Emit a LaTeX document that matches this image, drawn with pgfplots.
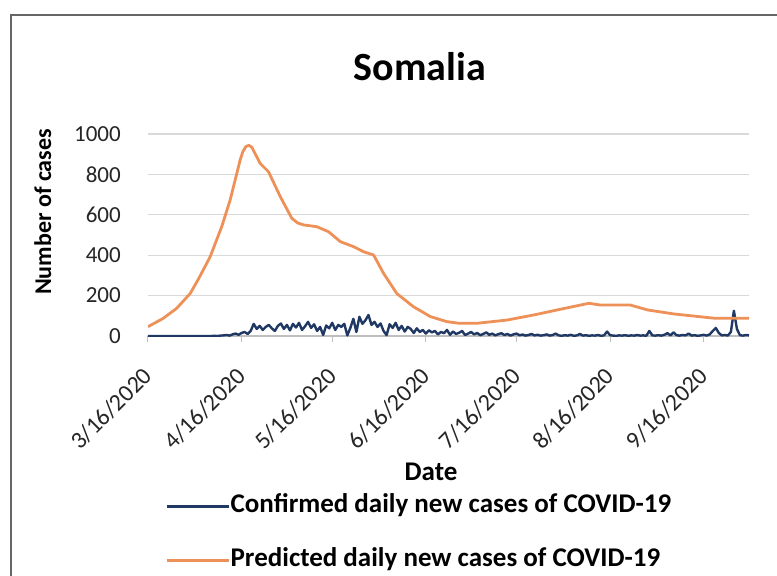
\documentclass[border=0pt]{standalone}
\usepackage{pgfplots}
\pgfplotsset{compat=1.18}
\usepackage{fontspec}
\setmainfont{Carlito}

\definecolor{confblue}{RGB}{31,56,100}
\definecolor{predorange}{RGB}{238,145,88}
\definecolor{gridgray}{RGB}{217,217,217}
\definecolor{axisgray}{RGB}{191,191,191}

\begin{document}
\begin{tikzpicture}[x=1pt,y=1pt]
\useasboundingbox (0,0) rectangle (777,576);
\fill[white] (0,0) rectangle (777,576);
\draw[line width=1.6pt, black!60] (11,-10) -- (11,561) -- (790,561);
\begin{axis}[
    at={(148pt,240pt)}, anchor=south west,
    scale only axis,
    width=601pt, height=202pt,
    xmin=0, xmax=199,
    ymin=0, ymax=1000,
    axis x line*=bottom,
    axis y line*=left,
    x axis line style={axisgray, line width=1.2pt},
    y axis line style={draw=none},
    xtick={0,31,61,92,122,153,184},
    xticklabels={3/16/2020,4/16/2020,5/16/2020,6/16/2020,7/16/2020,8/16/2020,9/16/2020},
    ytick={0,200,400,600,800,1000},
    yticklabel style={/pgf/number format/1000 sep={}},
    tick align=outside,
    major tick length=6pt,
    xtick style={axisgray, line width=1pt},
    ytick style={draw=none},
    ymajorgrids,
    grid style={gridgray, line width=1.2pt},
    tick label style={text=black!85},
    xticklabel style={font=\fontsize{24}{29}\selectfont, yshift=-30pt, rotate=45, anchor=east, inner sep=0pt},
    yticklabel style={font=\fontsize{23}{27}\selectfont, anchor=east, inner sep=0pt, xshift=-21pt},
    /pgf/number format/assume math mode=true,
    title={Somalia},
    title style={font=\fontsize{40}{48}\selectfont\bfseries, at={(axis description cs:0.4526,1.2327)}, anchor=base},
    xlabel={Date},
    xlabel style={font=\fontsize{27}{32}\selectfont\bfseries, at={(axis description cs:0.471,-0.713)}, anchor=base},
    ylabel={Number of cases},
    ylabel style={font=\fontsize{24}{29}\selectfont\bfseries, at={(axis description cs:-0.175,0.614)}, anchor=center, rotate=0},
    legend style={draw=none, fill=none, inner sep=0pt, outer sep=0pt,
        at={(axis description cs:0.03,-0.785)}, anchor=north west,
        font=\fontsize{27}{32}\selectfont\bfseries, row sep=30pt,
        nodes={inner sep=0pt, text height=18pt, text depth=6pt},
        /tikz/every even column/.append style={column sep=3pt}},
    legend cell align=left,
    legend image code/.code={\draw[#1, line width=2.6pt] (0pt,0pt) -- (62pt,0pt);},
]
\addplot[confblue, line width=2.4pt, line join=round] coordinates {
(0,0)(1,0)(2,0)(3,0)(4,0)(5,0)(6,0)(7,0)(8,0)(9,0)
(10,0)(11,0)(12,0)(13,0)(14,0)(15,0)(16,0)(17,0)(18,0)(19,0)
(20,0)(21,0)(22,1)(23,0)(24,2)(25,3)(26,5)(27,2)(28,8)(29,12)
(30,6)(31,15)(32,20)(33,10)(34,25)(35,60)(36,35)(37,50)(38,30)(39,45)
(40,55)(41,38)(42,25)(43,50)(44,62)(45,35)(46,55)(47,28)(48,60)(49,42)
(50,65)(51,30)(52,48)(53,70)(54,40)(55,58)(56,25)(57,45)(58,5)(59,52)
(60,38)(61,65)(62,30)(63,55)(64,45)(65,60)(66,3)(67,40)(68,85)(69,20)
(70,95)(71,60)(72,78)(73,104)(74,55)(75,70)(76,45)(77,62)(78,25)(79,4)
(80,58)(81,40)(82,65)(83,30)(84,50)(85,22)(86,45)(87,35)(88,15)(89,38)
(90,20)(91,30)(92,12)(93,28)(94,18)(95,25)(96,8)(97,20)(98,14)(99,30)
(100,6)(101,22)(102,10)(103,16)(104,25)(105,5)(106,12)(107,20)(108,8)(109,15)
(110,4)(111,10)(112,18)(113,6)(114,12)(115,3)(116,9)(117,14)(118,5)(119,10)
(120,2)(121,8)(122,12)(123,4)(124,7)(125,2)(126,5)(127,10)(128,3)(129,6)
(130,2)(131,4)(132,8)(133,2)(134,5)(135,12)(136,3)(137,1)(138,4)(139,2)
(140,6)(141,1)(142,3)(143,10)(144,2)(145,4)(146,1)(147,3)(148,2)(149,5)
(150,1)(151,3)(152,22)(153,4)(154,2)(155,1)(156,3)(157,2)(158,4)(159,1)
(160,3)(161,2)(162,5)(163,2)(164,3)(165,1)(166,25)(167,3)(168,2)(169,4)
(170,2)(171,6)(172,14)(173,3)(174,18)(175,4)(176,2)(177,5)(178,3)(179,12)
(180,2)(181,4)(182,1)(183,3)(184,6)(185,2)(186,8)(187,25)(188,40)(189,15)
(190,3)(191,5)(192,2)(193,20)(194,125)(195,35)(196,4)(197,2)(198,5)(199,3)
};
\addlegendentry{Confirmed daily new cases of COVID-19}
\addplot[predorange, line width=2.8pt, line join=round] coordinates {
(0,46)(5,87)(9.5,137)(14,211)(17,290)(20.6,393)(24.4,541)(27.2,673)
(30.5,871)(31.4,912)(32.4,938)(33.4,944)(34.4,934)(37.1,855)(39.9,813)
(43.8,690)(47.6,583)(49.5,560)
(51.5,550)(55.9,541)(59.8,516)(63.7,467)(68.1,442)(71.4,417)(74.7,401)
(78,310)(82.4,210)(87.9,145)(93.5,96)(99,71)(103,63)(109,63)(118.9,79)
(127.7,104)(135.5,129)(146,162)(149.9,153)(159.8,153)(165.4,129)
(174.2,109)(187.5,88)(199,88)
};
\addlegendentry{Predicted daily new cases of COVID-19}
\end{axis}
\end{tikzpicture}
\end{document}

# # #

→ SET TASK
Omit the pictures, and quote the material above exactly as given.

→ COMPLETED TASK
Emit a LaTeX document that matches this image, drawn with pgfplots.
\documentclass[border=0pt]{standalone}
\usepackage{pgfplots}
\pgfplotsset{compat=1.18}
\usepackage{fontspec}
\setmainfont{Carlito}

\definecolor{confblue}{RGB}{31,56,100}
\definecolor{predorange}{RGB}{238,145,88}
\definecolor{gridgray}{RGB}{217,217,217}
\definecolor{axisgray}{RGB}{191,191,191}

\begin{document}
\begin{tikzpicture}[x=1pt,y=1pt]
\useasboundingbox (0,0) rectangle (777,576);
\fill[white] (0,0) rectangle (777,576);
\draw[line width=1.6pt, black!60] (11,-10) -- (11,561) -- (790,561);
\begin{axis}[
    at={(148pt,240pt)}, anchor=south west,
    scale only axis,
    width=601pt, height=202pt,
    xmin=0, xmax=199,
    ymin=0, ymax=1000,
    axis x line*=bottom,
    axis y line*=left,
    x axis line style={axisgray, line width=1.2pt},
    y axis line style={draw=none},
    xtick={0,31,61,92,122,153,184},
    xticklabels={3/16/2020,4/16/2020,5/16/2020,6/16/2020,7/16/2020,8/16/2020,9/16/2020},
    ytick={0,200,400,600,800,1000},
    yticklabel style={/pgf/number format/1000 sep={}},
    tick align=outside,
    major tick length=6pt,
    xtick style={axisgray, line width=1pt},
    ytick style={draw=none},
    ymajorgrids,
    grid style={gridgray, line width=1.2pt},
    tick label style={text=black!85},
    xticklabel style={font=\fontsize{24}{29}\selectfont, yshift=-30pt, rotate=45, anchor=east, inner sep=0pt},
    yticklabel style={font=\fontsize{23}{27}\selectfont, anchor=east, inner sep=0pt, xshift=-21pt},
    /pgf/number format/assume math mode=true,
    title={Somalia},
    title style={font=\fontsize{40}{48}\selectfont\bfseries, at={(axis description cs:0.4526,1.2327)}, anchor=base},
    xlabel={Date},
    xlabel style={font=\fontsize{27}{32}\selectfont\bfseries, at={(axis description cs:0.471,-0.713)}, anchor=base},
    ylabel={Number of cases},
    ylabel style={font=\fontsize{24}{29}\selectfont\bfseries, at={(axis description cs:-0.175,0.614)}, anchor=center, rotate=0},
    legend style={draw=none, fill=none, inner sep=0pt, outer sep=0pt,
        at={(axis description cs:0.03,-0.785)}, anchor=north west,
        font=\fontsize{27}{32}\selectfont\bfseries, row sep=30pt,
        nodes={inner sep=0pt, text height=18pt, text depth=6pt},
        /tikz/every even column/.append style={column sep=3pt}},
    legend cell align=left,
    legend image code/.code={\draw[#1, line width=2.6pt] (0pt,0pt) -- (62pt,0pt);},
]
\addplot[confblue, line width=2.4pt, line join=round] coordinates {
(0,0)(1,0)(2,0)(3,0)(4,0)(5,0)(6,0)(7,0)(8,0)(9,0)
(10,0)(11,0)(12,0)(13,0)(14,0)(15,0)(16,0)(17,0)(18,0)(19,0)
(20,0)(21,0)(22,1)(23,0)(24,2)(25,3)(26,5)(27,2)(28,8)(29,12)
(30,6)(31,15)(32,20)(33,10)(34,25)(35,60)(36,35)(37,50)(38,30)(39,45)
(40,55)(41,38)(42,25)(43,50)(44,62)(45,35)(46,55)(47,28)(48,60)(49,42)
(50,65)(51,30)(52,48)(53,70)(54,40)(55,58)(56,25)(57,45)(58,5)(59,52)
(60,38)(61,65)(62,30)(63,55)(64,45)(65,60)(66,3)(67,40)(68,85)(69,20)
(70,95)(71,60)(72,78)(73,104)(74,55)(75,70)(76,45)(77,62)(78,25)(79,4)
(80,58)(81,40)(82,65)(83,30)(84,50)(85,22)(86,45)(87,35)(88,15)(89,38)
(90,20)(91,30)(92,12)(93,28)(94,18)(95,25)(96,8)(97,20)(98,14)(99,30)
(100,6)(101,22)(102,10)(103,16)(104,25)(105,5)(106,12)(107,20)(108,8)(109,15)
(110,4)(111,10)(112,18)(113,6)(114,12)(115,3)(116,9)(117,14)(118,5)(119,10)
(120,2)(121,8)(122,12)(123,4)(124,7)(125,2)(126,5)(127,10)(128,3)(129,6)
(130,2)(131,4)(132,8)(133,2)(134,5)(135,12)(136,3)(137,1)(138,4)(139,2)
(140,6)(141,1)(142,3)(143,10)(144,2)(145,4)(146,1)(147,3)(148,2)(149,5)
(150,1)(151,3)(152,22)(153,4)(154,2)(155,1)(156,3)(157,2)(158,4)(159,1)
(160,3)(161,2)(162,5)(163,2)(164,3)(165,1)(166,25)(167,3)(168,2)(169,4)
(170,2)(171,6)(172,14)(173,3)(174,18)(175,4)(176,2)(177,5)(178,3)(179,12)
(180,2)(181,4)(182,1)(183,3)(184,6)(185,2)(186,8)(187,25)(188,40)(189,15)
(190,3)(191,5)(192,2)(193,20)(194,125)(195,35)(196,4)(197,2)(198,5)(199,3)
};
\addlegendentry{Confirmed daily new cases of COVID-19}
\addplot[predorange, line width=2.8pt, line join=round] coordinates {
(0,46)(5,87)(9.5,137)(14,211)(17,290)(20.6,393)(24.4,541)(27.2,673)
(30.5,871)(31.4,912)(32.4,938)(33.4,944)(34.4,934)(37.1,855)(39.9,813)
(43.8,690)(47.6,583)(49.5,560)
(51.5,550)(55.9,541)(59.8,516)(63.7,467)(68.1,442)(71.4,417)(74.7,401)
(78,310)(82.4,210)(87.9,145)(93.5,96)(99,71)(103,63)(109,63)(118.9,79)
(127.7,104)(135.5,129)(146,162)(149.9,153)(159.8,153)(165.4,129)
(174.2,109)(187.5,88)(199,88)
};
\addlegendentry{Predicted daily new cases of COVID-19}
\end{axis}
\end{tikzpicture}
\end{document}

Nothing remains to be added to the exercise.